Moderation is key: People often think of healthy eating as an all or nothing but the key is moderation. For example, eating bacon for breakfast once a week could be considered moderation if you follow it with a healthy lunch and dinner, but not if you follow it with a box of donuts and a pizza. Think about serving sizes in realistic terms and start small. If you don’t feel satisfied at the end of the meal, try adding more green vegetables or rounding off with fresh fruit as dessert.
Don’t remove the goodies: When you ban certain foods, it is natural to want those foods more, and then feel like a failure when you begin to “pig out.” If you are drawn towards chocolate, salty foods, or burgers, start by reducing portions and not eating them often. Sooner or later, you may find yourself craving them less.

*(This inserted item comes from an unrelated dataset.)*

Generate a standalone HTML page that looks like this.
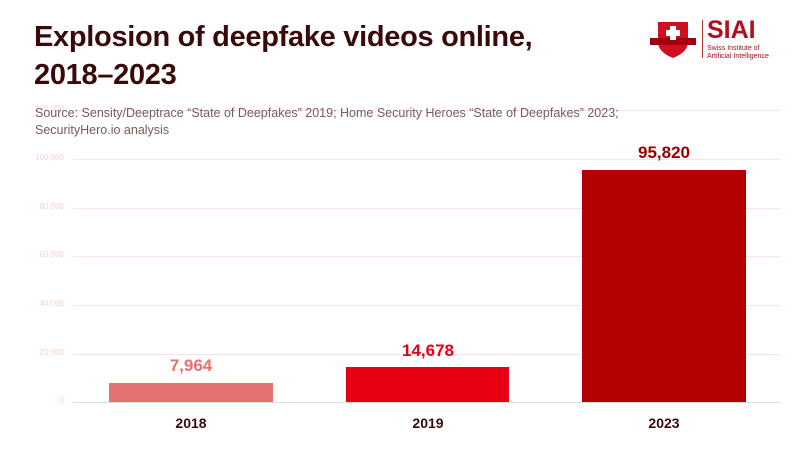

Listen to your body: Ask yourself if you’re actually hungry, then have a glass of water to see if you’re thirsty instead of hungry. During a meal, eat slow, not only does that help digest the food better but it really takes a few minutes for your brain to tell your body it’s full.
Eat breakfast and smaller meals during day: A healthy breakfast gives you a great metabolism and eating small, healthy meals throughout the day keeps your energy up and your great metabolism going.
Pills are not the same thing: Health benefits of fruits and vegetables come from numerous vitamins, minerals, and chemicals that work together synergistically. They can’t be broken down into the sum of their parts or put into pill form.
Limit: sugar, salt, saturated fats, transfat, and refined foods.
Know your surroundings: Eating with other people allows you to model healthy eating habits. Try to eat with your family or coworkers during meals. Eating in front of the TV or the computer often leads to mindless eating.
Say goodnight: Try to eat dinner earlier in the day and don’t eat until breakfast the next morning. Eating only when you’re active helps to regulate weight. After dinner snacks are usually bad choices anyways so it best to avoid that but if you must, have a tea. Tea will also soothe you to fall asleep faster.
Water: Water helps flush out waste and toxins. Little do people know that a lack of water causes exhaustion, low energy, and headaches. It’s also common to mistake thirst for hunger. If you drink lots of water, you will notice a change in your body, skin, and better food choices.
Exercise: Find something active that you like to do and add it to your day. Exercise will motivate you to make better food choices without you being aware. Don’t pick exercises that make you not want to do them but pick fun classes like Zumba or Vixen Workouts, or bring a friend along to motivate you.
Every change you make to improve your diet matters. You don’t have to be perfect and you don’t have to go on a crazy diet to be healthy. The long-term goal is to feel good, have more energy, and be where you want to be with a non-diet diet.